Before Las Vegas shooting, suspect Stephen Paddock was settling into retirement
At first glance, it seemed Stephen Paddock, 64, was set for a quiet life in a retirement community in Mesquite, Nevada, where he had bought a new home in 2015 near his beloved casinos.
From there, it was only an hour's drive to Las Vegas, where he embarked on the worst mass shooting in recent U.S. history before killing himself on Sunday.
His brother, Eric Paddock, said he was a peaceful man who moved back to the red desert hills of Nevada partly because gambling is legal in the state and he loathed Central Florida's humidity.
"He was a wealthy guy and he liked to play video poker and he liked to go on cruises," Paddock said from his doorstep in Orlando, Florida. "He's never drawn his gun, it makes no sense." His brother had a couple of handguns he kept in a safe, perhaps a long rifle, "but no automatic weapons."
The two were last in touch last month, texting about power outages after Hurricane Irma slammed into Florida.
"He had nothing to do with any political organization and religious organizations" as far as he was aware, Eric Paddock said.
Their father was Patrick Benjamin Paddock, a violent bank robber who was on the Federal Bureau of Investigation's Most Wanted list in the 1960s. The shooter himself had no criminal record beyond a traffic violation, police in Las Vegas said.
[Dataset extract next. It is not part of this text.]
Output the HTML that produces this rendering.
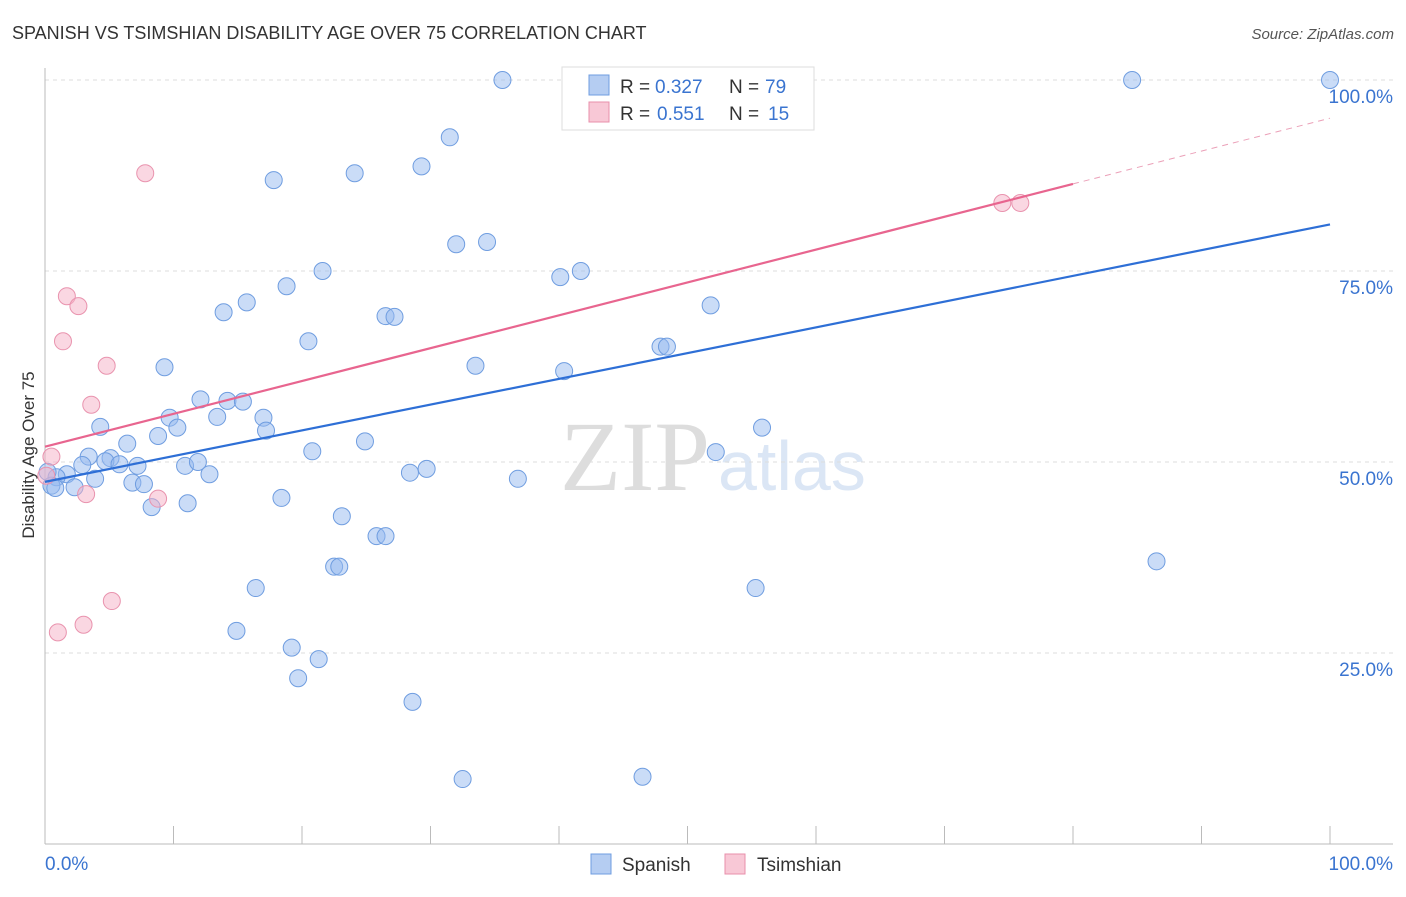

"We didn't know him," Eric Paddock said of their father.
In recent weeks, Paddock made gambling transactions worth tens of thousands of dollars, though it was unclear whether they were wins or losses, NBC News reported, citing unnamed law enforcement officials.
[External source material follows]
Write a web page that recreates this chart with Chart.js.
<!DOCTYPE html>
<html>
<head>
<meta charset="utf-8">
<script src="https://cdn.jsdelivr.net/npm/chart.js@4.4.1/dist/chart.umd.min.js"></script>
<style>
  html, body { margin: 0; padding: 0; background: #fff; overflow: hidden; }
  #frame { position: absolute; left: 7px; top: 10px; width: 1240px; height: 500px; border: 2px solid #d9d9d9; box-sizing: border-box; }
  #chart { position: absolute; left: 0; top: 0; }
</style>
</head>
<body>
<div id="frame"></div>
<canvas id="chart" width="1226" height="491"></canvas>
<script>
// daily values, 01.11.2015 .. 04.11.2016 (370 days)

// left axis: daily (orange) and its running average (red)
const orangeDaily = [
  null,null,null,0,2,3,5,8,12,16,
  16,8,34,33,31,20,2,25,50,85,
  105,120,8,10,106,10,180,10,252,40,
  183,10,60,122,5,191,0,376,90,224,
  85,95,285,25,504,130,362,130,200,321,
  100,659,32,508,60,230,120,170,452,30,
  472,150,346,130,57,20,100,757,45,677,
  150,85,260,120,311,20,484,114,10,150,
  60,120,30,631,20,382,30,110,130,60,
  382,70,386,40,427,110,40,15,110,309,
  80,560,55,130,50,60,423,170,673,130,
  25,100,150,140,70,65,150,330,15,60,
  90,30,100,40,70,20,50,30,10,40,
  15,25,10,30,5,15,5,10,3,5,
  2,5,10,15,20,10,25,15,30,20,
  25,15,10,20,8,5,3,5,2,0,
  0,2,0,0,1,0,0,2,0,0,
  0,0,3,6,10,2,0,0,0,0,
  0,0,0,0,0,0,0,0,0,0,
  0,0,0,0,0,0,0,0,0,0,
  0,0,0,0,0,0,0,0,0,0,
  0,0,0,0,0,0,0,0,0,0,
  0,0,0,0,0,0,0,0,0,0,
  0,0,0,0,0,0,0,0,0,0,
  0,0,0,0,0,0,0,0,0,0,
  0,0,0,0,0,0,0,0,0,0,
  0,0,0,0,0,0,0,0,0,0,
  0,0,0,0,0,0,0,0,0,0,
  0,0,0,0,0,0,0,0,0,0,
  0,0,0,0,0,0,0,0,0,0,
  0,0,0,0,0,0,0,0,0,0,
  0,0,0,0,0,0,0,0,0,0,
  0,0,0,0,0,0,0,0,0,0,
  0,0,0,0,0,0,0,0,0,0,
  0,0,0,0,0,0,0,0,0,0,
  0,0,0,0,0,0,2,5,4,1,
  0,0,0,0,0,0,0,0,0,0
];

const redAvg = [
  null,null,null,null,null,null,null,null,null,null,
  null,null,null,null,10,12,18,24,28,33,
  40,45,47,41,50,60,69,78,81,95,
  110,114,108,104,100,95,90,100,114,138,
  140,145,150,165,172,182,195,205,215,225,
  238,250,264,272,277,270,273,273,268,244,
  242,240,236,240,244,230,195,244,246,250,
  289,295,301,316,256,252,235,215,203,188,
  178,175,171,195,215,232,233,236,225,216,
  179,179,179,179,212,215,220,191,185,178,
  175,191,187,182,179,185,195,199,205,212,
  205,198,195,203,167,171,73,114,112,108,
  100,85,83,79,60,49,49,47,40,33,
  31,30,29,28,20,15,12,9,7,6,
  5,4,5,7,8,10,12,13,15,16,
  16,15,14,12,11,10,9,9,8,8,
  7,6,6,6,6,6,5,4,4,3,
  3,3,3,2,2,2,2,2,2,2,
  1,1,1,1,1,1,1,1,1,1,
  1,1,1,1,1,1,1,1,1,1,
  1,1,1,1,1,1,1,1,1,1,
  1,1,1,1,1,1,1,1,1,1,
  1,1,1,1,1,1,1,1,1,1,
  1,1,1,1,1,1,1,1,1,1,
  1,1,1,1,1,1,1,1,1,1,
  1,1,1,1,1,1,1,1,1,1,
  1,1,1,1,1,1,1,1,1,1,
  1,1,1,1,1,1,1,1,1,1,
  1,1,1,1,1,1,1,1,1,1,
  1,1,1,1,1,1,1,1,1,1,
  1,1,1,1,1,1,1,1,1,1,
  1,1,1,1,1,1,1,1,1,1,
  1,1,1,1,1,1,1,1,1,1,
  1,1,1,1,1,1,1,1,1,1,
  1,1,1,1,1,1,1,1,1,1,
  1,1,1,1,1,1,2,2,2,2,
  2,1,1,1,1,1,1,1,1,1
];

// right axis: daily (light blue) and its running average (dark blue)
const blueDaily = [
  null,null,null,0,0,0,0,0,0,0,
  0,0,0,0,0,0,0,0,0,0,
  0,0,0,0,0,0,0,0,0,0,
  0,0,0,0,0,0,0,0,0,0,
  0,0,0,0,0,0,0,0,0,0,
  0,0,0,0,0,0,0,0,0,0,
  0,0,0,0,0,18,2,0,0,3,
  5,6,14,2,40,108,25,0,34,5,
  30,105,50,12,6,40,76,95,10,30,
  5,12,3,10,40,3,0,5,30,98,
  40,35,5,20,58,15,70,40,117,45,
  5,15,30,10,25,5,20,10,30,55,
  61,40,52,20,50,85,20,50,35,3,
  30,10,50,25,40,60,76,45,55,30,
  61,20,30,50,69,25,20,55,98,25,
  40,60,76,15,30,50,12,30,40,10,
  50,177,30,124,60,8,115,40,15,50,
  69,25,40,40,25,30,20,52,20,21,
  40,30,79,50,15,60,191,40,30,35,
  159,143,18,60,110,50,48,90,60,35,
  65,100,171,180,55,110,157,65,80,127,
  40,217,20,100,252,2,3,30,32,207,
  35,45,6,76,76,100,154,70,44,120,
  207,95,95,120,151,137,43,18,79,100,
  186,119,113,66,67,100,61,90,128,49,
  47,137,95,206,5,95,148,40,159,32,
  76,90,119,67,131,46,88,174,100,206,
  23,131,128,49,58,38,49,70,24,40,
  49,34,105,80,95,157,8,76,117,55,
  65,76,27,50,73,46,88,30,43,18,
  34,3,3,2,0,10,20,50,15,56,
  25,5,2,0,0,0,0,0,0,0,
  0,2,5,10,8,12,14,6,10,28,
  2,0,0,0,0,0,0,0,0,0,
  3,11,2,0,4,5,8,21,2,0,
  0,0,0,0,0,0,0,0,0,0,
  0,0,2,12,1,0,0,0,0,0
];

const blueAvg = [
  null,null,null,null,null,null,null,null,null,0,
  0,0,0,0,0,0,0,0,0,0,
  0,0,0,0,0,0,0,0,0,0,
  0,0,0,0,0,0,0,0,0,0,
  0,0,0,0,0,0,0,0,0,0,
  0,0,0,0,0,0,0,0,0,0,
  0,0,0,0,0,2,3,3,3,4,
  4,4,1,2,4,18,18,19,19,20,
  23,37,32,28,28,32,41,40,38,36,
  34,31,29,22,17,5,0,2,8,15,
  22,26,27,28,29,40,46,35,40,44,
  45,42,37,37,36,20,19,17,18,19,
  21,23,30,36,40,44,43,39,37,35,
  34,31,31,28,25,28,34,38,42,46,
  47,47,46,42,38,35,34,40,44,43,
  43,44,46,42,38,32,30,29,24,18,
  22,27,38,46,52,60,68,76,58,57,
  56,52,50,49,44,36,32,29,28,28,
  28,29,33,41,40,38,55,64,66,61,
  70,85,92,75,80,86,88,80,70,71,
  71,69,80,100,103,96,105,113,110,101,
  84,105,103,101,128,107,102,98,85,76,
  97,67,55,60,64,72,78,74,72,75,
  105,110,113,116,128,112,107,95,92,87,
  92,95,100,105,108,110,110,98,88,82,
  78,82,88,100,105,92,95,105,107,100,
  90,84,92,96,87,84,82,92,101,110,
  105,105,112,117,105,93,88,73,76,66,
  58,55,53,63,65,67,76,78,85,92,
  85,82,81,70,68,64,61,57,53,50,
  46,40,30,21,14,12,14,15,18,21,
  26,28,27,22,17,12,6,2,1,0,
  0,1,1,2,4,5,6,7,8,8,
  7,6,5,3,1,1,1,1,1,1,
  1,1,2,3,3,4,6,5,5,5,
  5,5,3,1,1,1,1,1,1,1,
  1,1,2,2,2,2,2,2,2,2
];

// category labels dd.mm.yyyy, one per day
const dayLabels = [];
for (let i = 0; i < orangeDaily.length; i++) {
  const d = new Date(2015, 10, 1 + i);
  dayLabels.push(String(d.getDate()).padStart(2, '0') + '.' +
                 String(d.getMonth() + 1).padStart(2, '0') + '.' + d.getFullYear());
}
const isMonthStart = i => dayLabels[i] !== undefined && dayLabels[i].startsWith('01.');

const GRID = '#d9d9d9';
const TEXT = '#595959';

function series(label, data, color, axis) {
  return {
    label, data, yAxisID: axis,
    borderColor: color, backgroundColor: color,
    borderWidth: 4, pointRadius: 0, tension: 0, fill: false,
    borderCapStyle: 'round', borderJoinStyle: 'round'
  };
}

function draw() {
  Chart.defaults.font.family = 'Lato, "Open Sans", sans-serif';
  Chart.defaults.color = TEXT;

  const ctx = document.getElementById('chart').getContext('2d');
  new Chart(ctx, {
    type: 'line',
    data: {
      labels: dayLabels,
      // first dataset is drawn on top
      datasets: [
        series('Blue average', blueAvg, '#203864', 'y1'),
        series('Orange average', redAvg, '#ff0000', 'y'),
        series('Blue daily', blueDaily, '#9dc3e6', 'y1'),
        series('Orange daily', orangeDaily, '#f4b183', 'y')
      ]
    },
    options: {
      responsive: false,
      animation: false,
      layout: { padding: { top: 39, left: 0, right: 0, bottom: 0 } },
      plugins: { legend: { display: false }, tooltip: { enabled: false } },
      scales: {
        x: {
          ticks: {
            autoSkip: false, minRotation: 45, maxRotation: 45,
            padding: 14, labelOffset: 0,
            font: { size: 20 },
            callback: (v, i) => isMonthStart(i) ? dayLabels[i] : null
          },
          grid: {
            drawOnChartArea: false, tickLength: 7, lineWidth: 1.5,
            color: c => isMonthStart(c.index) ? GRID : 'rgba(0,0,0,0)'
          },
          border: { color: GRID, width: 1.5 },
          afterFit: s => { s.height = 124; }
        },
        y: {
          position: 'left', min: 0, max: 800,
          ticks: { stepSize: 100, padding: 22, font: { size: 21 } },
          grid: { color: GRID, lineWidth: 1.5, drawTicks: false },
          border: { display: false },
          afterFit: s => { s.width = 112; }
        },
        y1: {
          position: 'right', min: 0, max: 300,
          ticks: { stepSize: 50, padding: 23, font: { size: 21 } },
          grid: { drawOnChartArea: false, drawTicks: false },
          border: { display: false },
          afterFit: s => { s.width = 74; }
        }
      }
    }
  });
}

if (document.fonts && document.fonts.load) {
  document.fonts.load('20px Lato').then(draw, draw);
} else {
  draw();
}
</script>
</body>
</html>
'NOTHING OUT OF THE ORDINARY'
Public records point to an itinerant existence across the American West and Southeast: A few years in California, a few years in other parts of Nevada.
Paddock had a hunting license in Texas, where he lived for a while. He got his pilot license, and had at least one single-engine aircraft registered in his name.
In early 2015, he bought a modest two-story home in a new housing development for retirees on the dusty edge of Mesquite, a small desert town popular with golfers and gamblers that straddles Nevada's border with Arizona.
"It's a nice, clean home and nothing out of the ordinary," Quinn Averett, a Mesquite police department spokesman, told reporters on Monday. Some guns and ammunition were found inside, though nothing remarkable in a region where gun ownership is high.
Roughly an hour's drive southwest is Las Vegas, where Paddock checked into a 32nd-floor room at the Mandalay Bay Resort and Casino last Thursday with at least 10 rifles for a shooting spree that would kill least 58 people and hurt more than 500.
The FBI said he had no connection with international militant groups.
Before moving to Mesquite, Nevada, he lived in another town called Mesquite in Texas, where he worked as the manager of an apartment complex called Central Park.
Records as recent as 2015 list Paddock as single, though it appears he may have married while living in California in the 1980s. Police and public records said he lived with Marilou Danley in the Nevada retirement community. Police said she had no connection with the attack, CNN reported.